Thursday, May 10, 2007

US IP Law Forced Down Everybody's Throats

From "Exporting I.P." by James Surowiecki in the New Yorker:

Our recent free-trade agreement with South Korea is a good example. Most of the deal is concerned with lowering tariffs, opening markets to competition, and the like, but an important chunk has nothing to do with free trade at all. Instead, it requires South Korea to rewrite its rules on intellectual property, or I.P.—the rules that deal with patents, copyright, and so on. South Korea will now have to adopt the U.S. and E.U. definition of copyright—extending it to seventy years after the death of the author. South Korea will also have to change its rules on patents, and may have to change its national-health-care policy of reimbursing patients only for certain drugs. All these changes will give current patent and copyright holders stronger protection for longer.
In other words, the US is extorting its "trading partners" into tilting the playing field towards massive American technology, pharmaceutical and media companies. Without these onerous provisions, the US surely would not enter into the trade agreement with South Korea, which is why I call it extortion.

Let's be clear, these provisions do absolutely nothing to help the economies of America's "trading partners", as they extend the government sanctioned monopolies these major corporations enjoy inside the US abroad, harming or completely shutting down potential competitors in these other markets in the process.
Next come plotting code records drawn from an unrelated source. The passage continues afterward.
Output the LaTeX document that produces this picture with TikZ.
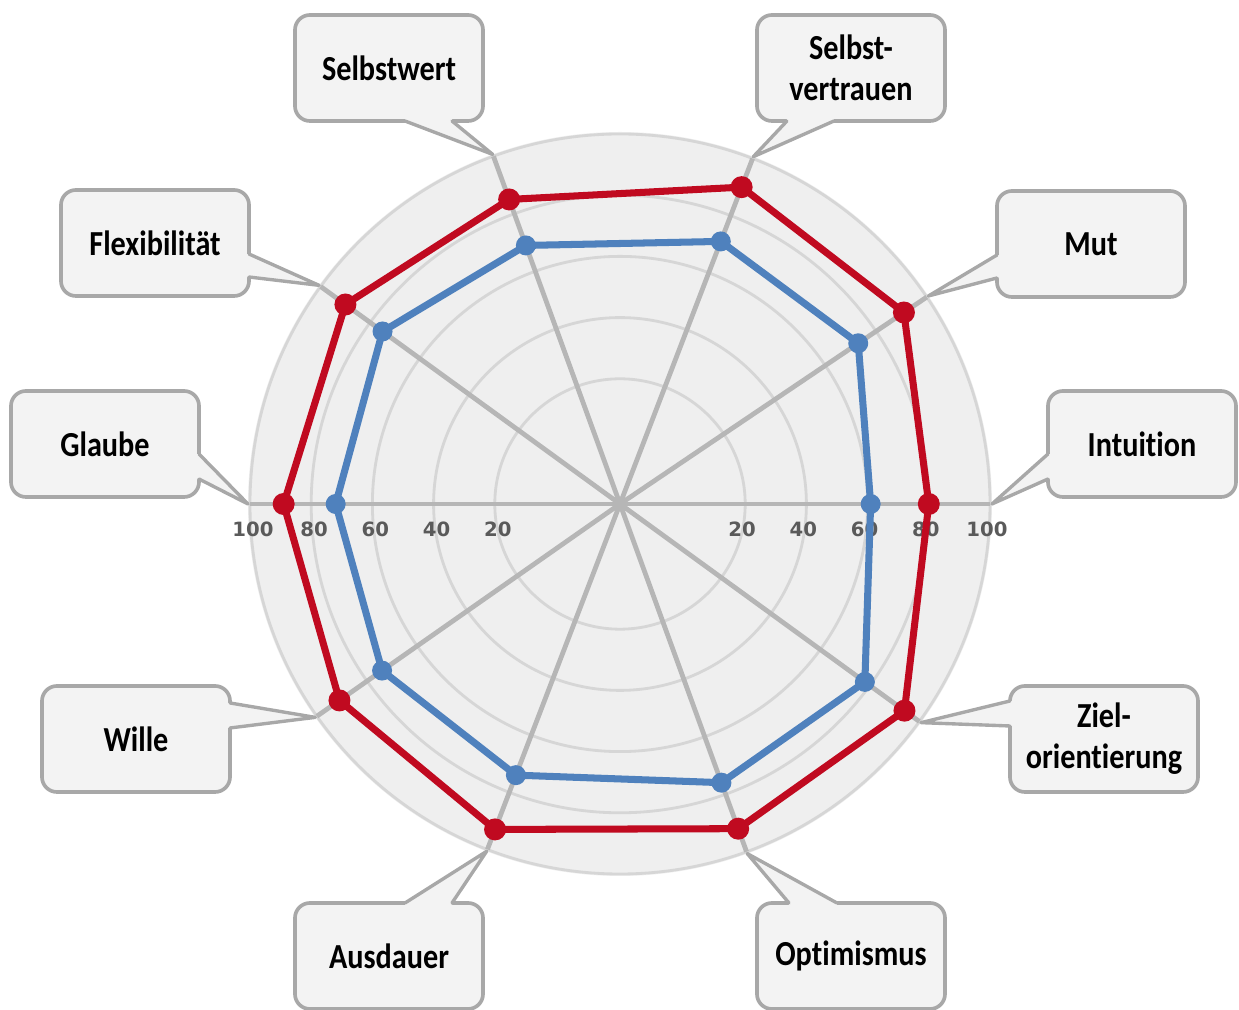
\documentclass[tikz,border=0pt]{standalone}
\usepackage{fontspec}
\usetikzlibrary{calc}

\newfontfamily\kastenschrift{Carlito}[FakeStretch=0.86, Ligatures=NoCommon]
\newfontfamily\skalenschrift{DejaVu Sans}

\definecolor{rot}{RGB}{192,10,32}
\definecolor{blau}{RGB}{79,129,189}
\definecolor{speichengrau}{RGB}{182,182,182}
\definecolor{ringgrau}{RGB}{214,214,214}
\definecolor{scheibengrau}{RGB}{239,239,239}
\definecolor{kastenfuell}{RGB}{243,243,243}
\definecolor{kastenrand}{RGB}{168,168,168}
\definecolor{skalengrau}{RGB}{90,90,90}

% Zeiger eines Kastens: Kasten, Anker, Fusspunkt 1, Fusspunkt 2, nach innen, Spitze
\newcommand{\zeiger}[6]{%
  \fill[kastenfuell] ($(#1.#2)+#3+#5$) -- ($(#1.#2)+#3$) -- (#6) -- ($(#1.#2)+#4$) -- ($(#1.#2)+#4+#5$) -- cycle;
  \draw[zeigerlinie] ($(#1.#2)+#3$) -- (#6) -- ($(#1.#2)+#4$);
}

\begin{document}
\begin{tikzpicture}[x=0.025cm, y=0.025cm,
  kasten/.style={draw=kastenrand, fill=kastenfuell, line width=2.6pt, rounded corners=0.375cm,
    minimum width=4.7cm, minimum height=2.65cm, outer sep=0pt, align=center,
    font=\kastenschrift\bfseries\fontsize{25}{29}\selectfont},
  zeigerlinie/.style={draw=kastenrand, line width=2.4pt, line join=round, line cap=round},
  speiche/.style={draw=speichengrau, line width=3.4pt},
  ring/.style={draw=ringgrau, line width=2pt},
  linie/.style={draw=#1, line width=5pt, line join=round},
  skala/.style={font=\skalenschrift\bfseries\fontsize{14}{16}\selectfont, text=skalengrau, inner sep=0pt}]

  \useasboundingbox (-620,-506) rectangle (619,504);
  \coordinate (mitte) at (0,0);

  % Scheibe und Ringe
  \fill[scheibengrau] (mitte) circle (372);
  \foreach \v in {20,40,60,80,100} {
    \draw[ring] (mitte) circle ({64+3.06*\v});
  }

  % Achsen und Werte (Winkel/rot/blau)
  \foreach \w/\vr/\vb [count=\i] in {0/80/61,34/91/73,69/90/71,110/85/69,144/90/75,
                                     180/89/72,215/91/74,249/93/74,290/92/76,324/94/78} {
    \draw[speiche] (mitte) -- (\w:370);
    \coordinate (spitze\i) at (\w:372);
    \coordinate (r\i) at (\w:{64+3.06*\vr});
    \coordinate (b\i) at (\w:{64+3.06*\vb});
  }

  % Skala
  \foreach \v in {20,40,60,80,100} {
    \node[skala] (skala-l\v) at ({-(61+3.06*\v)},-25) {\v};
    \node[skala] (skala-r\v) at ({61+3.06*\v},-25) {\v};
  }

  % Linien und Punkte
  \draw[linie=blau] (b1) \foreach \i in {2,...,10} {-- (b\i)} -- cycle;
  \draw[linie=rot] (r1) \foreach \i in {2,...,10} {-- (r\i)} -- cycle;
  \foreach \i in {1,...,10} {
    \fill[blau] (b\i) circle (10);
    \fill[rot] (r\i) circle (11);
  }

  % Kaesten
  \node[kasten] (intuition) at (522,60) {Intuition};
  \node[kasten] (mut) at (471,260) {Mut};
  \node[kasten] (vertrauen) at (231,436) {Selbst-\\vertrauen};
  \node[kasten] (selbstwert) at (-231,436) {Selbstwert};
  \node[kasten] (flex) at (-465,261) {Flexibilität};
  \node[kasten] (glaube) at (-515,60) {Glaube};
  \node[kasten] (wille) at (-484,-235) {Wille};
  \node[kasten] (ausdauer) at (-231,-452) {Ausdauer};
  \node[kasten] (optimismus) at (231,-452) {Optimismus};
  \node[kasten] (ziel) at (484,-235) {Ziel-\\orientierung};

  \zeiger{intuition}{south west}{(0,18)}{(0,43)}{(5,0)}{spitze1}
  \zeiger{mut}{south west}{(0,19)}{(0,42)}{(5,0)}{spitze2}
  \zeiger{vertrauen}{south west}{(30,0)}{(77,0)}{(0,5)}{spitze3}
  \zeiger{selbstwert}{south east}{(-78,0)}{(-31,0)}{(0,5)}{spitze4}
  \zeiger{flex}{south east}{(0,19)}{(0,42)}{(-5,0)}{spitze5}
  \zeiger{glaube}{south east}{(0,18)}{(0,43)}{(-5,0)}{spitze6}
  \zeiger{wille}{north east}{(0,-17)}{(0,-42)}{(-5,0)}{spitze7}
  \zeiger{ausdauer}{north east}{(-78,0)}{(-31,0)}{(0,-5)}{spitze8}
  \zeiger{optimismus}{north west}{(32,0)}{(80,0)}{(0,-5)}{spitze9}
  \zeiger{ziel}{north west}{(0,-15)}{(0,-40)}{(5,0)}{spitze10}
\end{tikzpicture}
\end{document}
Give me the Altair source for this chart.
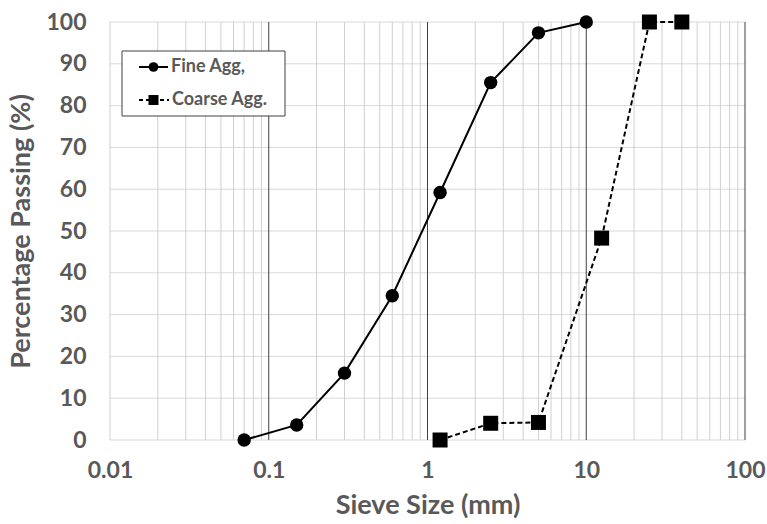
import altair as alt
import pandas as pd

# ---- data ----
fine_size = [0.07, 0.15, 0.3, 0.6, 1.2, 2.5, 5, 10]
fine_pass = [0, 3.6, 16.0, 34.5, 59.2, 85.5, 97.4, 100]
coarse_size = [1.2, 2.5, 5, 12.5, 25, 40]
coarse_pass = [0, 4.0, 4.2, 48.3, 100, 100]
series_names = ["Fine Agg,", "Coarse Agg."]
y_ticks = list(range(0, 101, 10))
x_major = [0.01, 0.1, 1, 10, 100]

TXT = "#595959"
FONT = "Lato"

fine_df = pd.DataFrame({"size": fine_size, "pass": fine_pass})
coarse_df = pd.DataFrame({"size": coarse_size, "pass": coarse_pass})

minor = [k * d for d in x_major[:-1] for k in range(1, 10) if not (k == 1 and d != 0.01)]
minor_df = pd.DataFrame({"size": minor})
major_df = pd.DataFrame({"size": x_major[1:]})
hgrid_df = pd.DataFrame({"pass": y_ticks})

xs = alt.Scale(type="log", domain=[0.01, 100])
ys = alt.Scale(domain=[0, 100])

x_axis = alt.Axis(values=x_major, format="~g", grid=False, ticks=False, domain=False,
                  labelFont=FONT, labelFontSize=23, labelFontWeight="bold", labelColor=TXT,
                  labelPadding=19, title="Sieve Size (mm)", titleFont=FONT, titleFontSize=27,
                  titleFontWeight="bold", titleColor=TXT, titlePadding=10, labelFlush=False)
y_axis = alt.Axis(values=y_ticks, grid=False, ticks=False, domain=False,
                  labelFont=FONT, labelFontSize=23, labelFontWeight="bold", labelColor=TXT,
                  labelPadding=24, title="Percentage Passing (%)", titleFont=FONT, titleFontSize=27,
                  titleFontWeight="bold", titleColor=TXT, titlePadding=10)

X = lambda: alt.X("size:Q", scale=xs, axis=x_axis)
Y = lambda: alt.Y("pass:Q", scale=ys, axis=y_axis)

hgrid = alt.Chart(hgrid_df).mark_rule(color="#d9d9d9", strokeWidth=1).encode(y=Y())
vminor = alt.Chart(minor_df).mark_rule(color="#d0d0d0", strokeWidth=1).encode(x=X())
vmajor = alt.Chart(major_df).mark_rule(color="#404040", strokeWidth=1).encode(x=X())

fine_line = alt.Chart(fine_df).mark_line(color="black", strokeWidth=2).encode(x=X(), y=Y())
fine_pts = alt.Chart(fine_df).mark_point(shape="circle", filled=True, color="black",
                                         opacity=1, size=180).encode(x=X(), y=Y())
coarse_line = alt.Chart(coarse_df).mark_line(color="black", strokeWidth=2,
                                             strokeDash=[5, 3]).encode(x=X(), y=Y())
coarse_pts = alt.Chart(coarse_df).mark_point(shape="square", filled=True, color="black",
                                             opacity=1, size=225).encode(x=X(), y=Y())

# ---- legend box ----
one = pd.DataFrame({"a": [0]})
leg_box = alt.Chart(one).mark_rect(fill="white", stroke="#404040", strokeWidth=1).encode(
    x=alt.value(12), x2=alt.value(175), y=alt.value(29), y2=alt.value(94))
leg_l1 = alt.Chart(one).mark_rule(color="black", strokeWidth=2).encode(
    x=alt.value(29), x2=alt.value(58), y=alt.value(45))
leg_p1 = alt.Chart(one).mark_point(shape="circle", filled=True, color="black", opacity=1,
                                   size=95).encode(x=alt.value(43.5), y=alt.value(45))
leg_t1 = alt.Chart(one).mark_text(align="left", baseline="middle", font=FONT, fontSize=18,
                                  fontWeight="bold", color=TXT).encode(
    x=alt.value(61), y=alt.value(45), text=alt.value(series_names[0]))
leg_l2 = alt.Chart(one).mark_rule(color="black", strokeWidth=2, strokeDash=[4, 3]).encode(
    x=alt.value(29), x2=alt.value(59), y=alt.value(78))
leg_p2 = alt.Chart(one).mark_point(shape="square", filled=True, color="black", opacity=1,
                                   size=100).encode(x=alt.value(43.5), y=alt.value(78))
leg_t2 = alt.Chart(one).mark_text(align="left", baseline="middle", font=FONT, fontSize=18,
                                  fontWeight="bold", color=TXT).encode(
    x=alt.value(62), y=alt.value(78), text=alt.value(series_names[1]))

chart = alt.layer(
    hgrid, vminor, vmajor, fine_line, fine_pts, coarse_line, coarse_pts,
    leg_box, leg_l1, leg_p1, leg_t1, leg_l2, leg_p2, leg_t2
).properties(
    width=635, height=418,
    padding={"left": 110, "top": 22, "right": 22, "bottom": 84},
    autosize=alt.AutoSizeParams(type="none"),
    background="white",
).configure_view(stroke=None)

chart.save("out.html", embed_options={"renderer": "svg", "actions": False})
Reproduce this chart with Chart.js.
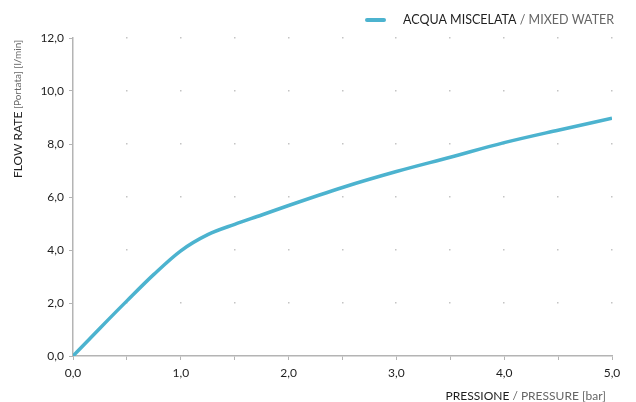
<!DOCTYPE html>
<html>
<head>
<meta charset="utf-8">
<script src="https://cdn.jsdelivr.net/npm/chart.js@4.4.1/dist/chart.umd.min.js"></script>
<style>
  html, body { margin: 0; padding: 0; background: #fff; }
  .wrap { position: relative; width: 636px; height: 402px; }
</style>
</head>
<body>
<div class="wrap"><canvas id="c"></canvas></div>
<script>
// Flow rate vs pressure, mixed water
const pressure = [0, 0.25, 0.5, 0.75, 1.0, 1.25, 1.5, 1.75, 2.0, 2.5, 3.0, 3.5, 4.0, 4.5, 5.0];
const flowRate = [0, 1.05, 2.08, 3.08, 3.97, 4.58, 4.97, 5.32, 5.68, 6.36, 6.96, 7.5, 8.05, 8.52, 8.97];
const seriesName = ['ACQUA MISCELATA', ' / MIXED WATER'];
const xTitle = ['PRESSIONE', ' / PRESSURE [bar]'];
const yTitle = ['FLOW RATE', ' [Portata] [l/min]'];

const FONT = 'Lato, "Noto Sans", sans-serif';
const DARK = '#1e1e1e';
const GREY = '#666';
const AXIS = '#b4b4b4';
const LINE = '#4cb3cf';

function fmt(v) { return v.toFixed(1).replace('.', ','); }

// draws text made of a dark part and a grey part
function twoTone(ctx, parts, x, y, sizes) {
    ctx.font = sizes[0] + 'px ' + FONT;
    const w0 = ctx.measureText(parts[0]).width;
    ctx.font = sizes[1] + 'px ' + FONT;
    const w1 = ctx.measureText(parts[1]).width;
    return { w0: w0, w1: w1, draw: function (left) {
        ctx.textBaseline = 'middle';
        ctx.textAlign = 'left';
        ctx.font = sizes[0] + 'px ' + FONT;
        ctx.fillStyle = DARK;
        ctx.fillText(parts[0], left, y);
        ctx.font = sizes[1] + 'px ' + FONT;
        ctx.fillStyle = GREY;
        ctx.fillText(parts[1], left + w0, y);
    } };
}

const decor = {
    id: 'decor',
    beforeDatasetsDraw: function (chart) {
        const ctx = chart.ctx, xs = chart.scales.x, ys = chart.scales.y;
        ctx.save();
        ctx.fillStyle = '#c4c4c4';
        xs.ticks.forEach(function (tx) {
            if (tx.value === 0) return;
            ys.ticks.forEach(function (ty) {
                if (ty.value === 0) return;
                const px = xs.getPixelForValue(tx.value);
                const py = ys.getPixelForValue(ty.value);
                ctx.fillRect(Math.round(px) - 1, Math.round(py) - 1, 1.5, 1.5);
            });
        });
        ctx.restore();
    },
    afterDraw: function (chart) {
        const ctx = chart.ctx, area = chart.chartArea;
        ctx.save();
        // legend
        ctx.strokeStyle = LINE;
        ctx.lineWidth = 4;
        ctx.lineCap = 'round';
        ctx.beginPath();
        ctx.moveTo(367, 20);
        ctx.lineTo(384, 20);
        ctx.stroke();
        const lg = twoTone(ctx, seriesName, 0, 20, [12.5, 12.5]);
        lg.draw(403);
        // x title, right aligned
        const xt = twoTone(ctx, xTitle, 0, 396, [12, 12]);
        xt.draw(606 - xt.w0 - xt.w1);
        // y title, rotated
        ctx.translate(18, 0);
        ctx.rotate(-Math.PI / 2);
        const yt = twoTone(ctx, yTitle, 0, 0, [12, 10]);
        yt.draw(-area.top - 2 - yt.w0 - yt.w1);
        ctx.restore();
    }
};

new Chart(document.getElementById('c'), {
    type: 'line',
    data: {
        datasets: [{
            label: seriesName.join(''),
            data: pressure.map(function (p, i) { return { x: p, y: flowRate[i] }; }),
            borderColor: LINE,
            borderWidth: 3.5,
            pointRadius: 0,
            cubicInterpolationMode: 'monotone',
            fill: false
        }]
    },
    options: {
        responsive: true,
        maintainAspectRatio: false,
        animation: false,
        layout: { padding: { top: 38, right: 24, left: 0, bottom: 0 } },
        plugins: { legend: { display: false }, tooltip: { enabled: false } },
        scales: {
            x: {
                type: 'linear', min: 0, max: 5,
                afterFit: function (s) { s.height = 46; },
                border: { color: AXIS, width: 1.5 },
                grid: { drawOnChartArea: false, color: AXIS, tickLength: 4 },
                ticks: {
                    stepSize: 0.5, padding: 6, color: DARK, maxRotation: 0, autoSkip: false,
                    font: { family: FONT, size: 12 },
                    callback: function (v) { return Number.isInteger(v) ? fmt(v) : ''; }
                }
            },
            y: {
                min: 0, max: 12,
                afterFit: function (s) { s.width = 73; },
                border: { color: AXIS, width: 1.5 },
                grid: { drawOnChartArea: false, color: AXIS, tickLength: 4 },
                ticks: {
                    stepSize: 2, padding: 5, color: DARK,
                    font: { family: FONT, size: 12 },
                    callback: function (v) { return fmt(v); }
                }
            }
        }
    },
    plugins: [decor]
});
</script>
</body>
</html>
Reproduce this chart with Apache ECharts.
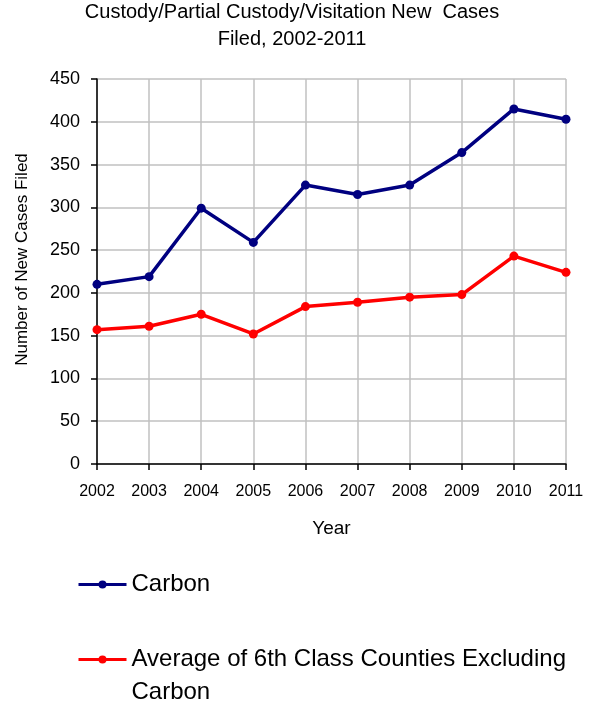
<!DOCTYPE html>
<html>
<head>
<meta charset="utf-8">
<script src="https://cdn.jsdelivr.net/npm/echarts@6/dist/echarts.min.js"></script>
<style>
html,body{margin:0;padding:0;background:#fff;}
#c{width:604px;height:706px;}
</style>
</head>
<body>
<div id="c"></div>
<script>
const years = ['2002','2003','2004','2005','2006','2007','2008','2009','2010','2011'];
const carbon = [210, 219, 299, 259, 326, 315, 326, 364, 415, 403];
const average6th = [157, 161, 175, 152, 184, 189, 195, 198, 243, 224];
const seriesNames = ['Carbon', 'Average of 6th Class Counties Excluding\nCarbon'];
const yTicks = { min: 0, max: 450, interval: 50 };

const FONT = '"Liberation Sans", Arial, sans-serif';
const chart = echarts.init(document.getElementById('c'), null, { renderer: 'canvas' });
const legendBase = {
  orient: 'vertical', left: 77, padding: 0,
  itemWidth: 48, itemHeight: 10,
  lineStyle: { width: 3 },
  textStyle: { fontFamily: FONT, fontSize: 24, color: '#000', lineHeight: 33 }
};
chart.setOption({
  animation: false,
  backgroundColor: '#ffffff',
  title: {
    text: 'Custody/Partial Custody/Visitation New  Cases\nFiled, 2002-2011',
    left: 292,
    top: -1,
    padding: 0,
    textAlign: 'center',
    textStyle: { fontFamily: FONT, fontSize: 20, fontWeight: 'normal', color: '#000', lineHeight: 27 }
  },
  legend: [
    Object.assign({}, legendBase, { top: 568, data: [seriesNames[0]] }),
    Object.assign({}, legendBase, {
      top: 610, data: [seriesNames[1]],
      formatter: function (name) { return '\n' + name; }
    })
  ],
  grid: { left: 97, right: 38, top: 79, bottom: 242, containLabel: false },
  xAxis: {
    type: 'category',
    data: years,
    boundaryGap: false,
    name: 'Year',
    nameLocation: 'middle',
    nameGap: 55,
    nameTextStyle: { fontFamily: FONT, fontSize: 19, color: '#000' },
    axisLine: { lineStyle: { color: '#000', width: 1.5 } },
    axisTick: { show: true, length: 6, inside: false, lineStyle: { color: '#000', width: 1.5 } },
    axisLabel: { fontFamily: FONT, fontSize: 16, color: '#000', margin: 20, interval: 0 },
    splitLine: { show: true, lineStyle: { color: '#c0c0c0', width: 1.5 } }
  },
  yAxis: {
    type: 'value',
    min: yTicks.min, max: yTicks.max, interval: yTicks.interval,
    name: 'Number of New Cases Filed',
    nameLocation: 'middle',
    nameGap: 66,
    nameTextStyle: { fontFamily: FONT, fontSize: 17, color: '#000', padding: [0, 0, 0, 24] },
    axisLine: { show: true, lineStyle: { color: '#000', width: 1.5 } },
    axisTick: { show: true, length: 6, lineStyle: { color: '#000', width: 1.5 } },
    axisLabel: { fontFamily: FONT, fontSize: 18, color: '#000', margin: 17 },
    splitLine: { show: true, lineStyle: { color: '#c0c0c0', width: 1.5 } }
  },
  series: [
    {
      name: seriesNames[0], type: 'line', data: carbon,
      symbol: 'circle', symbolSize: 9,
      lineStyle: { color: '#000080', width: 3.5 },
      itemStyle: { color: '#000080' }
    },
    {
      name: seriesNames[1], type: 'line', data: average6th,
      symbol: 'circle', symbolSize: 9,
      lineStyle: { color: '#ff0000', width: 3.5 },
      itemStyle: { color: '#ff0000' }
    }
  ]
});
</script>
</body>
</html>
Furthermore, they harm the citizens of these other countries by, for example, restricting access to life saving medication that happens to be patented by an American corporation and raising the costs on local goods due to the need for patent licenses from American corporations, amongst other harmful effects. This is the reason why the US attaches these provisions to agreements that contain other clauses that help the economies of both America and its trading partners. If they were contained in stand-alone agreements, no country would be dumb enough to sign them.

It is unfortunate that US citizens have to suffer under America's broken patent system which long ago ceased to promote innovation and instead is now merely a vehicle for greed. What is most unfortunate, however, is that America's economic strength and domination of the collective global economy enables it to force the rest of the world to suffer as well. As James Surowiecki so aptly puts it in his piece:
Why does the U.S. insist on these rules? Quite simply, American drug, software, and media companies are furious about the pirating of their products, and are eager to extend the monopolies that their patents and copyrights confer. These companies are the main advocates for such rules, and the big winners. The losers are often the citizens in developing countries, who find themselves subject to a Draconian I.P. regime that reduces access to new technologies.
I probably sound like I'm all for the abolishment of "Intellectual Property" in its entirety, but that is not the case. What I am for is the establishment of a sane balance between the needs of inventors and the needs of citizens in developed and developing countries alike, and these trade agreements the US pushes on everyone doesn't come close to this balance.